Irrigation Scheduling of Greenhouse Tomato based on Pan Evaporation and Tensiometer under Non-Pressure Irrigation

Zhijie Shan, Weixia Zhao, Huanjie Cai, Wei Qin, and Zhaoyan Wang

Keywords

Non-pressure irrigation, crop-pan coefficient, soil matric potential threshold

Abstract

Non-pressure irrigation is an efficient micro-irrigation technique, which has the lower system investment and higher irrigation water use efficiency. In this text the irrigation scheduling based on pan evaporation and soil matric potential threshold was made for greenhouse tomato under non-pressure irrigation technique. Soil matric potential was measured by tensiometer and threshold was designed as -25 kPa. Pan evaporation was measured by 20 cm standard pan and crop-pan coefficients (Kcp) were designed as 0.2, 0.4, 0.6, 0.8, 1.0 and 1.2. Tomato yield, irrigation water-use efficiency, plant growth and biomass allocation were studied to identify suitable crop-pan coefficient.
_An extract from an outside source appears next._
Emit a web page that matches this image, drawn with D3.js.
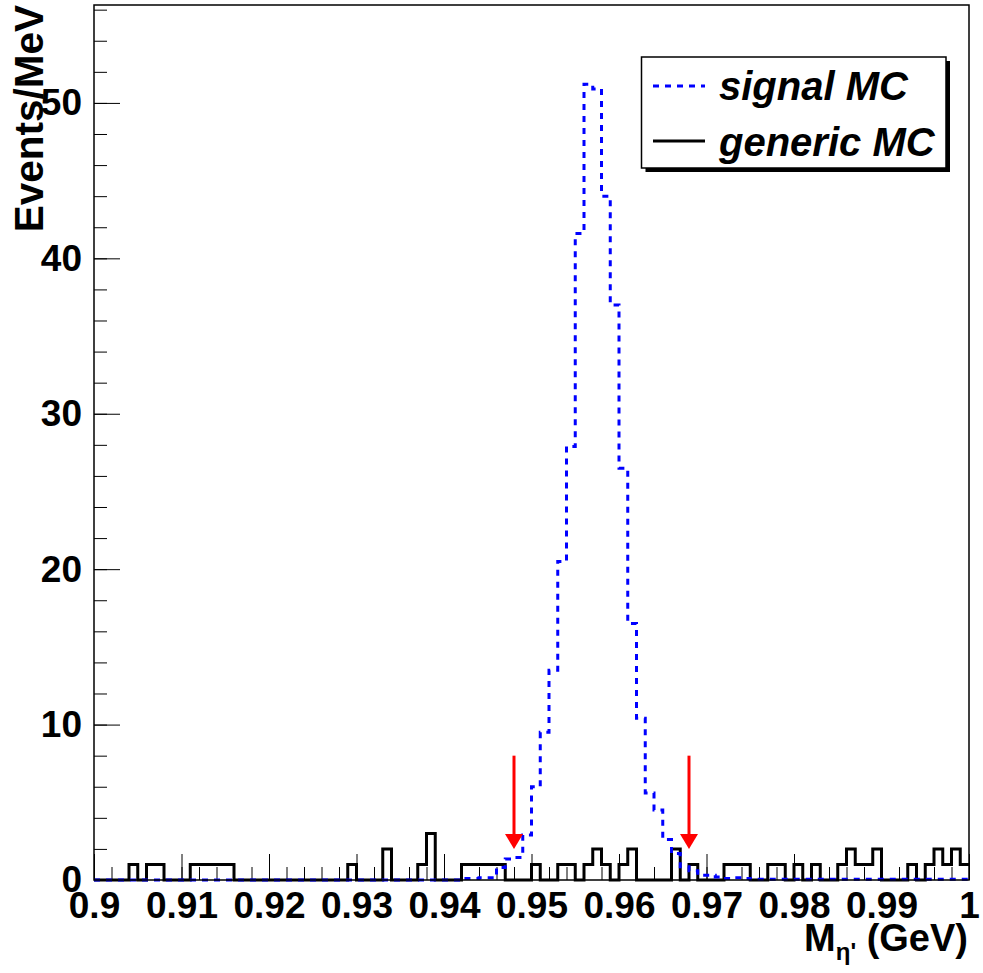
<!DOCTYPE html>
<html>
<head>
<meta charset="utf-8">
<script src="https://cdn.jsdelivr.net/npm/d3@7"></script>
<style>
  html, body { margin: 0; padding: 0; background: #ffffff; }
  svg { display: block; }
</style>
</head>
<body>
<script>
// ---------------- data ----------------
const xMin = 0.9, xMax = 1.0, nBins = 100;
const yMax = 56.3;

// signal MC (blue dashed), events per 1 MeV bin, bins 0..99
const signalMC = [
  0,0,0,0,0,0,0,0,0,0,
  0,0,0,0,0,0,0,0,0,0,
  0,0,0,0,0,0,0,0,0,0,
  0,0,0,0,0,0,0,0,0,0,
  0,0,0.1,0.1,0.15,0.15,0.8,1.35,1.45,2.9,
  6.0,9.5,13.5,20.5,27.9,41.6,51.2,50.9,44.0,37.0,
  26.5,16.5,10.4,5.6,4.5,2.6,1.7,0.85,0.6,0.3,
  0.3,0.2,0.1,0.15,0.1,0.05,0.05,0.05,0.05,0.05,
  0.05,0.05,0.05,0.05,0.05,0.05,0.05,0.05,0.05,0.05,
  0.05,0.05,0.05,0.05,0.05,0.05,0.05,0.05,0.05,0.05
];

// generic MC (black solid), bins 0..99
const genericMC = [
  0,0,0,0,1,0,1,1,0,0,
  0,1,1,1,1,1,0,0,0,0,
  0,0,0,0,0,0,0,0,0,1,
  0,0,0,2,0,0,0,1,3,0,
  0,0,1,1,1,1,1,0,0,0,
  1,0,0,1,1,0,1,2,1,0,
  1,2,0,0,0,0,2,0,1,0,
  0,0,1,1,1,0,0,1,1,0,
  1,0,1,0,0,1,2,1,1,2,
  0,0,0,1,0,1,2,1,2,1
];

const xTickValues = [0.9,0.91,0.92,0.93,0.94,0.95,0.96,0.97,0.98,0.99,1.0];
const xTickLabels = ["0.9","0.91","0.92","0.93","0.94","0.95","0.96","0.97","0.98","0.99","1"];
const yTickValues = [0,10,20,30,40,50];
const yTickLabels = ["0","10","20","30","40","50"];

const legendLabels = ["signal MC","generic MC"];
const cutPositions = [0.948, 0.968];   // red arrows
const arrowFrom = 8, arrowTo = 2;

// ---------------- layout ----------------
const W = 983, H = 973;
const L = 94, R = 969, T = 5, B = 880;
const FONT = "'Liberation Sans', Arial, Helvetica, sans-serif";

const svg = d3.select("body").append("svg").attr("width", W).attr("height", H);

const x = d3.scaleLinear().domain([xMin, xMax]).range([L, R]);
const y = d3.scaleLinear().domain([0, yMax]).range([B, T]);

const binW = (xMax - xMin) / nBins;

function stepPoints(vals) {
  const pts = vals.map((v, i) => [xMin + i * binW, v]);
  pts.push([xMin + nBins * binW, vals[vals.length - 1]]);
  return pts;
}
const stepLine = d3.line().x(d => x(d[0])).y(d => y(d[1])).curve(d3.curveStepAfter);

// ---------------- axes ----------------
const xMinor = d3.range(0, 51).map(i => xMin + i * 0.002);
const yMinor = d3.range(0, 29).map(i => i * 2).filter(v => v <= yMax);

const gxMinor = svg.append("g").attr("transform", `translate(0,${B})`)
  .call(d3.axisBottom(x).tickValues(xMinor).tickSize(-13).tickFormat(""));
const gx = svg.append("g").attr("transform", `translate(0,${B})`)
  .call(d3.axisBottom(x).tickValues(xTickValues).tickSize(-26).tickPadding(12)
    .tickFormat((d, i) => xTickLabels[i]));

const gyMinor = svg.append("g").attr("transform", `translate(${L},0)`)
  .call(d3.axisLeft(y).tickValues(yMinor).tickSize(-13).tickFormat(""));
const gy = svg.append("g").attr("transform", `translate(${L},0)`)
  .call(d3.axisLeft(y).tickValues(yTickValues).tickSize(-26).tickPadding(12)
    .tickFormat((d, i) => yTickLabels[i]));

[gxMinor, gx, gyMinor, gy].forEach(g => {
  g.select(".domain").remove();
  g.selectAll(".tick line").attr("stroke", "#000").attr("stroke-width", 1);
  g.selectAll("text").attr("fill", "#000")
    .style("font-family", FONT).style("font-weight", "bold").style("font-size", "37px");
});

// ---------------- histograms ----------------
svg.append("path")
  .attr("d", stepLine(stepPoints(genericMC)))
  .attr("fill", "none").attr("stroke", "#000").attr("stroke-width", 3)
  .attr("stroke-linejoin", "miter");

svg.append("path")
  .attr("d", stepLine(stepPoints(signalMC)))
  .attr("fill", "none").attr("stroke", "#0000ff").attr("stroke-width", 3)
  .attr("stroke-dasharray", "6,6");

// ---------------- frame ----------------
svg.append("rect")
  .attr("x", L).attr("y", T).attr("width", R - L).attr("height", B - T)
  .attr("fill", "none").attr("stroke", "#000").attr("stroke-width", 1.5);

// ---------------- arrows ----------------
cutPositions.forEach(c => {
  const ax = x(c), y0 = y(arrowFrom), y1 = y(arrowTo);
  const headH = 15, headW = 9;
  svg.append("line").attr("x1", ax).attr("x2", ax).attr("y1", y0).attr("y2", y1 - headH + 1)
    .attr("stroke", "#ff0000").attr("stroke-width", 3);
  svg.append("path")
    .attr("d", `M${ax - headW},${y1 - headH}L${ax + headW},${y1 - headH}L${ax},${y1}Z`)
    .attr("fill", "#ff0000");
});

// ---------------- axis titles ----------------
svg.append("text")
  .attr("transform", `translate(43,${T}) rotate(-90)`)
  .attr("text-anchor", "end")
  .style("font-family", FONT).style("font-weight", "bold").style("font-size", "40.5px")
  .text("Events/MeV");

const xt = svg.append("text")
  .attr("x", R - 1).attr("y", 951)
  .attr("text-anchor", "end")
  .style("font-family", FONT).style("font-weight", "bold").style("font-size", "38px");
xt.append("tspan").text("M");
xt.append("tspan").attr("dy", 9).style("font-size", "24px").text("η'");
xt.append("tspan").attr("dy", -9).text(" (GeV)");

// ---------------- legend ----------------
const lg = { x: 641.5, y: 57, w: 304.5, h: 111 };
svg.append("rect").attr("x", lg.x + 4).attr("y", lg.y + 4).attr("width", lg.w).attr("height", lg.h)
  .attr("fill", "#000");
svg.append("rect").attr("x", lg.x).attr("y", lg.y).attr("width", lg.w).attr("height", lg.h)
  .attr("fill", "#fff").attr("stroke", "#000").attr("stroke-width", 1.5);

const legendRows = [
  { label: legendLabels[0], color: "#0000ff", dash: "6,6", ly: 86, ty: 100 },
  { label: legendLabels[1], color: "#000000", dash: null, ly: 141, ty: 156 }
];
legendRows.forEach(r => {
  const ln = svg.append("line").attr("x1", 653).attr("x2", 705).attr("y1", r.ly).attr("y2", r.ly)
    .attr("stroke", r.color).attr("stroke-width", 3);
  if (r.dash) ln.attr("stroke-dasharray", r.dash);
  svg.append("text").attr("x", 719).attr("y", r.ty)
    .style("font-family", FONT).style("font-weight", "bold").style("font-style", "italic")
    .style("font-size", "40px").text(r.label);
});
</script>
</body>
</html>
Irrigation frequency and soil matric potential were analyzed to study the characteristic of irrigation application based on tensiometer and pan. For all Kcp used, there was significant difference in tomato yield between Kcp = 1.2 and other treatments, whereas there was no significant difference among Kcp = 0.2~0.8 treatments. Irrigation water-use efficiency was the highest when Kcp = 0.2. Higher irrigation water amount had no significant influence on plant height, while it increased stem diameter and biomass accumulation. Root system was concentrated in the top 40 cm of the soil and independent of Kcp used. Irrigation application was frequent and low volume. The hysteresis of irrigation water amount calculation based on pan evaporation and the validity of tensiometer location were two main factors affecting the consistency between irrigation application and plant water consumption.